■ **GOAL**
Your task is to print, exactly and only, the lines from the start of the entries below through the line with "from matplotlib.patches import Rectangle". Include both ends, but skip the pictures.

....

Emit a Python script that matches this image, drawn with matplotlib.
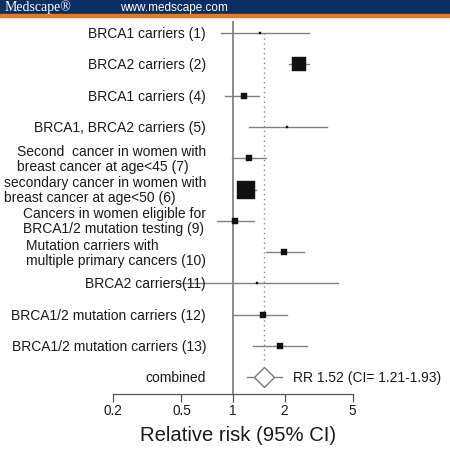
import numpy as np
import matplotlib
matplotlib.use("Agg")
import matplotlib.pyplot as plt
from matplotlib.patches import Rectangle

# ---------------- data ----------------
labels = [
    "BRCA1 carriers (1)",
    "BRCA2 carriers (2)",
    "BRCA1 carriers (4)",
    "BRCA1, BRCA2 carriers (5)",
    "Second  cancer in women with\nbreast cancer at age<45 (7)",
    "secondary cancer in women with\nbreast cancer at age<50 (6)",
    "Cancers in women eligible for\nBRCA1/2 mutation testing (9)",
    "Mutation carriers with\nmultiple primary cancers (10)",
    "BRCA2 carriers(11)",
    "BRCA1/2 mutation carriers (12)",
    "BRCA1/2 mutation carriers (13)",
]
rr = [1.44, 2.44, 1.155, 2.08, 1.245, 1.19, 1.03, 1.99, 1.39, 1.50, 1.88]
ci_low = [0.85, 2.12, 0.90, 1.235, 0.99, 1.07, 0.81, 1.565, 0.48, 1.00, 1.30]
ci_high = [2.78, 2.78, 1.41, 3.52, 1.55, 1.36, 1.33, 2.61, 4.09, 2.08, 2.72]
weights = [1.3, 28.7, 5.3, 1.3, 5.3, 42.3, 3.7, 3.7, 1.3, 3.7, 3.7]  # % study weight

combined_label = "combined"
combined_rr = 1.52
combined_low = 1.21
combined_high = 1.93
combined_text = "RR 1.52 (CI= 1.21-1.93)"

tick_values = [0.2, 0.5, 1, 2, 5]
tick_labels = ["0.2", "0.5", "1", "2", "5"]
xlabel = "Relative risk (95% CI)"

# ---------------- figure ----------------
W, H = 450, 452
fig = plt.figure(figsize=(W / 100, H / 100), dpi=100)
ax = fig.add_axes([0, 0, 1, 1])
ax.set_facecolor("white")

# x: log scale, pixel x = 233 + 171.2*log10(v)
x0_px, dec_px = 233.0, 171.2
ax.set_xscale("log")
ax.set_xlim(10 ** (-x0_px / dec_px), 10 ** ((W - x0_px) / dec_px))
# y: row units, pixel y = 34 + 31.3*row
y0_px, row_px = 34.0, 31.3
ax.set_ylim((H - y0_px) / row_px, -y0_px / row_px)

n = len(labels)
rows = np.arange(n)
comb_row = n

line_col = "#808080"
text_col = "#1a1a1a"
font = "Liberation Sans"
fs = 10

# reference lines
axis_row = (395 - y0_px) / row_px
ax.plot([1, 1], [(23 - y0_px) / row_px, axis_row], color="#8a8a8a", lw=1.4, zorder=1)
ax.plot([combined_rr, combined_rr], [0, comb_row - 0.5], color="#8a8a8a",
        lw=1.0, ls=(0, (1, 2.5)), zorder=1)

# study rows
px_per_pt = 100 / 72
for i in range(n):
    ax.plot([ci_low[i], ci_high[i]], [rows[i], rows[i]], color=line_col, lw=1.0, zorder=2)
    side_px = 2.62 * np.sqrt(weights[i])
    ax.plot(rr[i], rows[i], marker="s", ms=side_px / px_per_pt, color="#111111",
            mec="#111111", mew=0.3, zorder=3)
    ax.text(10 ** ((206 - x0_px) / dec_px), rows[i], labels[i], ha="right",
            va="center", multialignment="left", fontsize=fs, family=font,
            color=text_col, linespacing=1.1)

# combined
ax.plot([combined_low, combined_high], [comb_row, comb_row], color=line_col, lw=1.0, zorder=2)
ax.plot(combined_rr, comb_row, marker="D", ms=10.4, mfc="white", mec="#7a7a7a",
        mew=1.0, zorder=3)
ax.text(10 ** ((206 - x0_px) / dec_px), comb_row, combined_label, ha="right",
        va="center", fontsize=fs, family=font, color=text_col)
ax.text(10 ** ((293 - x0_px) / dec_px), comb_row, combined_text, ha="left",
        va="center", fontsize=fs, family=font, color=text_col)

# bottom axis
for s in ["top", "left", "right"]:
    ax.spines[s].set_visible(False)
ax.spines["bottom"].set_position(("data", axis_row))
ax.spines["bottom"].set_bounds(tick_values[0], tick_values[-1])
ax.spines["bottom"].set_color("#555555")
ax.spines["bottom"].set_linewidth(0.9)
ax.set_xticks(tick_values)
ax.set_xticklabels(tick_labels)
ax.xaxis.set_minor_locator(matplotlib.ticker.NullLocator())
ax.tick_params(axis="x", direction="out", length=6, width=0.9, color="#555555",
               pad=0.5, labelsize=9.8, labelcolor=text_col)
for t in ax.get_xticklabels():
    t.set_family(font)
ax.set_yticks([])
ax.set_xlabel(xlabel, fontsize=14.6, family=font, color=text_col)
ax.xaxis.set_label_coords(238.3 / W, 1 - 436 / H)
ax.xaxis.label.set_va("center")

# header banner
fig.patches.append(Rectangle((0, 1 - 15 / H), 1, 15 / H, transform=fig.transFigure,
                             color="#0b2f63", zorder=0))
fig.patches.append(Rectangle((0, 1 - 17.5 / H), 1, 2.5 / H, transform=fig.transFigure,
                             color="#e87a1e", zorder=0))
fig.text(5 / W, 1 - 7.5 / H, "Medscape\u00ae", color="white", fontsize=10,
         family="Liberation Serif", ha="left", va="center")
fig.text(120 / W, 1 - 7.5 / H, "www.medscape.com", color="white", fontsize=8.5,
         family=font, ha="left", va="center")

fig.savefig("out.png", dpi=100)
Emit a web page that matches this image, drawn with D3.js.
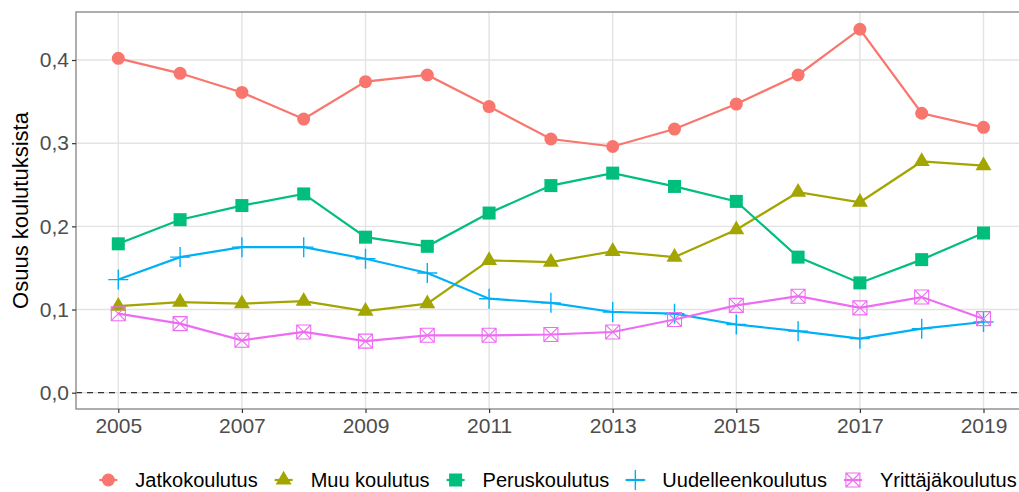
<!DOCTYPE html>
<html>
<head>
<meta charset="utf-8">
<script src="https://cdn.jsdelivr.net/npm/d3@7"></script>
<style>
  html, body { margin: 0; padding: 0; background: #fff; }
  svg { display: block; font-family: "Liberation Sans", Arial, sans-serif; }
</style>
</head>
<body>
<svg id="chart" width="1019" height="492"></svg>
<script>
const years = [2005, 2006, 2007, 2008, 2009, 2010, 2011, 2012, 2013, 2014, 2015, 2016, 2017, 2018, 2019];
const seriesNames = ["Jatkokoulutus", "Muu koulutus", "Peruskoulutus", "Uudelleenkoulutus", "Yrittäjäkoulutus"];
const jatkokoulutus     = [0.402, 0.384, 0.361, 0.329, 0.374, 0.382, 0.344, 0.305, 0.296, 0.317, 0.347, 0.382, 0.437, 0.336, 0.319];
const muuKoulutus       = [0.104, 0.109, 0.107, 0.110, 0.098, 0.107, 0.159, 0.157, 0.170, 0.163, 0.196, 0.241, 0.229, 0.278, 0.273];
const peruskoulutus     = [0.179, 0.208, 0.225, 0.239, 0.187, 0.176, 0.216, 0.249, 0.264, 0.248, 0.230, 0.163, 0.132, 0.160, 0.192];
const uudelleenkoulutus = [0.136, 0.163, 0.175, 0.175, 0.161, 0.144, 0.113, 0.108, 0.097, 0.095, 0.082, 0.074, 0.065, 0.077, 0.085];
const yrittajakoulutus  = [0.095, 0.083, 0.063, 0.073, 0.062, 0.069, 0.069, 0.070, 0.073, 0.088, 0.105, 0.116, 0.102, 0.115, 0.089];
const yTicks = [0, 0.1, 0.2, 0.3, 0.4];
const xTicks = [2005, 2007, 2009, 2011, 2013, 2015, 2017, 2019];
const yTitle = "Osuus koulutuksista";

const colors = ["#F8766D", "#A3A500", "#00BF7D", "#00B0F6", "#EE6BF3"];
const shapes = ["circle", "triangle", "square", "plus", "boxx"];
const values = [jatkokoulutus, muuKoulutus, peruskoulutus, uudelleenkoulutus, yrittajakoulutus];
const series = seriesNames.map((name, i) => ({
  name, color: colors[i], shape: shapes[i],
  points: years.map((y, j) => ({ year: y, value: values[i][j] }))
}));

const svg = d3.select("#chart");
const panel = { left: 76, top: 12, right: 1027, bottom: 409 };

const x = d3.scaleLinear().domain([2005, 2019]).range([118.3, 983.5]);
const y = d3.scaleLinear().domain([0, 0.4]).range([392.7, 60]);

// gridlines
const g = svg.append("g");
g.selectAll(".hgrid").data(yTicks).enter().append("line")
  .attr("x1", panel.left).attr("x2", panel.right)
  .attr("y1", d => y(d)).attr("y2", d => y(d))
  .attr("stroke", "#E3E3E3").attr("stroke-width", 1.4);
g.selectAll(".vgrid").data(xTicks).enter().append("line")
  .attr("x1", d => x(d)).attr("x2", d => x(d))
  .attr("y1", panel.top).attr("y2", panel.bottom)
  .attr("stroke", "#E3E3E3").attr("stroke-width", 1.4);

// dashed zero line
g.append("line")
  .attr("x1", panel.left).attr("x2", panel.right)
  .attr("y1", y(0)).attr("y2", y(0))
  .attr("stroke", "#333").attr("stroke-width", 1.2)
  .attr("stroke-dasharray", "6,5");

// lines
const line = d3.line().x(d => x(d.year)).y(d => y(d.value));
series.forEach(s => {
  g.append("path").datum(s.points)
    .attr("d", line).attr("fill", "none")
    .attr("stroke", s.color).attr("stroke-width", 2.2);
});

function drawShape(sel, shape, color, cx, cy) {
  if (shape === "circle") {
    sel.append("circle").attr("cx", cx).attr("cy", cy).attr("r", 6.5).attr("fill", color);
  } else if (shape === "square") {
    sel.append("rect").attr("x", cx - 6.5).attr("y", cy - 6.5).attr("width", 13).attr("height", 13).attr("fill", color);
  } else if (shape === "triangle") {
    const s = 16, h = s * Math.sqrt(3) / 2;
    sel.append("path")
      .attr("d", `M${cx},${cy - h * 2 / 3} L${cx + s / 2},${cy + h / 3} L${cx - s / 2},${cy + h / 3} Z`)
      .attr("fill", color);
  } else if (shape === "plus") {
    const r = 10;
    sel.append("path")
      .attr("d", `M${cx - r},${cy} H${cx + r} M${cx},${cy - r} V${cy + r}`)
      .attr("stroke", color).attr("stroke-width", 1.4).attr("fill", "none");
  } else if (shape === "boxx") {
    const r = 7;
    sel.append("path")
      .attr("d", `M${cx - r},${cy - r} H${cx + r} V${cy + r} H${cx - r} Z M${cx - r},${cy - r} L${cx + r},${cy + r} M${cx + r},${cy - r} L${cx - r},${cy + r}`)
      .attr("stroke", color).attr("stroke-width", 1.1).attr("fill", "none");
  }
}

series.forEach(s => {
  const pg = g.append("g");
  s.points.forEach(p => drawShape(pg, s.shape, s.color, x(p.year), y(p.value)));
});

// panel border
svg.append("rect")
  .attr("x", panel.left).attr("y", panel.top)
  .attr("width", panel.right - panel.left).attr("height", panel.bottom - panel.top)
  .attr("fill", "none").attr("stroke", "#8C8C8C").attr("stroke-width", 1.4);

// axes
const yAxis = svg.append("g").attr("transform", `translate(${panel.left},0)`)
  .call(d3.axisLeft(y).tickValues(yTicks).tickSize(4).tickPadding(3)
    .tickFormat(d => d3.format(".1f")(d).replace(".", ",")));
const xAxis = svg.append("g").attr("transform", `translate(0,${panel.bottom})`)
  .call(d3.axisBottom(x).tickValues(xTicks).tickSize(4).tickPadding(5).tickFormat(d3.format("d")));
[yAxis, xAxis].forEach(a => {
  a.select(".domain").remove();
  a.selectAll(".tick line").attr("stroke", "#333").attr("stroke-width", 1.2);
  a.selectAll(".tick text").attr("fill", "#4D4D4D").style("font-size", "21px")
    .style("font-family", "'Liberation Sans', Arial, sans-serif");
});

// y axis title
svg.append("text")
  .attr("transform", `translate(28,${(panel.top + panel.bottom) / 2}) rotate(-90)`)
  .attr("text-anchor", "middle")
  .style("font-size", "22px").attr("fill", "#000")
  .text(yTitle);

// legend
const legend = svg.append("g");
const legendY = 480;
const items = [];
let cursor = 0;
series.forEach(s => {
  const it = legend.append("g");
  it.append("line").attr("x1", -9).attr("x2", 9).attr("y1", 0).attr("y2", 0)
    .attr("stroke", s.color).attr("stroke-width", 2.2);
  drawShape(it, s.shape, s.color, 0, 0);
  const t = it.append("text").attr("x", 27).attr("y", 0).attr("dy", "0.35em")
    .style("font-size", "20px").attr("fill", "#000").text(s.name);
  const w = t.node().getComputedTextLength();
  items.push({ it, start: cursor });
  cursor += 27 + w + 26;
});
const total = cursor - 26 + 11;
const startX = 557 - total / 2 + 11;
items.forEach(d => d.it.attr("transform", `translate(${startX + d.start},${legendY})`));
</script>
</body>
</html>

....

■ **ANSWER TO THE TASK**
Emit a Python script that matches this image, drawn with matplotlib.
import numpy as np
import matplotlib
matplotlib.use("Agg")
import matplotlib.pyplot as plt
from matplotlib.patches import Rectangle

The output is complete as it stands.